I consider accompanying Dante to the power plant, but even the sight of the smokestacks makes me cringe. I’m still embarrassed by my mistake at the ammunition factory. If Jax isn’t going to be there, I’m not sure I want to go with Dante. Thinking of the plant, I recall what he said earlier. “What happens if I catch someone in a warp?”
“In the best-case scenario, you merely trap them in the caught time.”
I know that from experience. I count on it actually.
“What if it’s more serious?” I ask quietly.
“You could damage their thread. Maim them. Kill them. That’s why it’s imperative you learn to focus on time. Grabbing matter uncontrolled is too risky. You know how delicate we are. One wrong move and you could rip someone in half.”

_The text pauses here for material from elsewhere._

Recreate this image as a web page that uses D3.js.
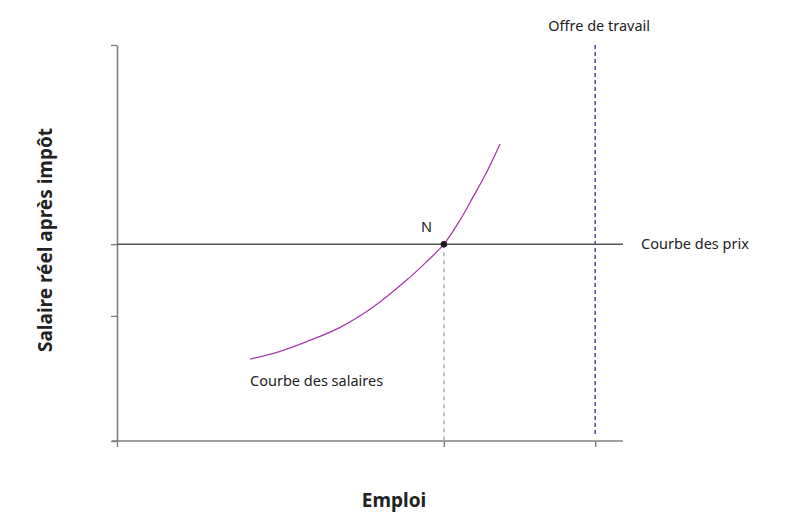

“What I really want to know is how to alter,” I admit.
Dante stops and gives me a heavy look. “I assumed so. It’s not as glamorous as it looks.”
“I saw what they did to Deniel,” I say. “I’m aware of how
glamorous
it is.”
“You saw the worst thing that Tailors do,” he says.
The worst?
Yes, what happened to Deniel was horrible, but what about removing people’s souls or altering their memories? What about the other ways Tailors and the Guild take away people’s lives? Take away the very essence of who they are?
“Tailors can help people, too, Adelice. A trained Tailor can patch a thread and heal someone,” Dante says.
“I’ve only seen them do that to people
they
hurt in the first place,” I say, planting my hands on my hips. It’s true. My only experience with renewal patches is seeing them misused by men like Cormac and Kincaid.
“I need to know what I’m doing,” I say. “You’ve been teaching me this so that I don’t hurt anyone, but what I did to Deniel when he attacked me—that could have been worse. I need to understand how alteration works.”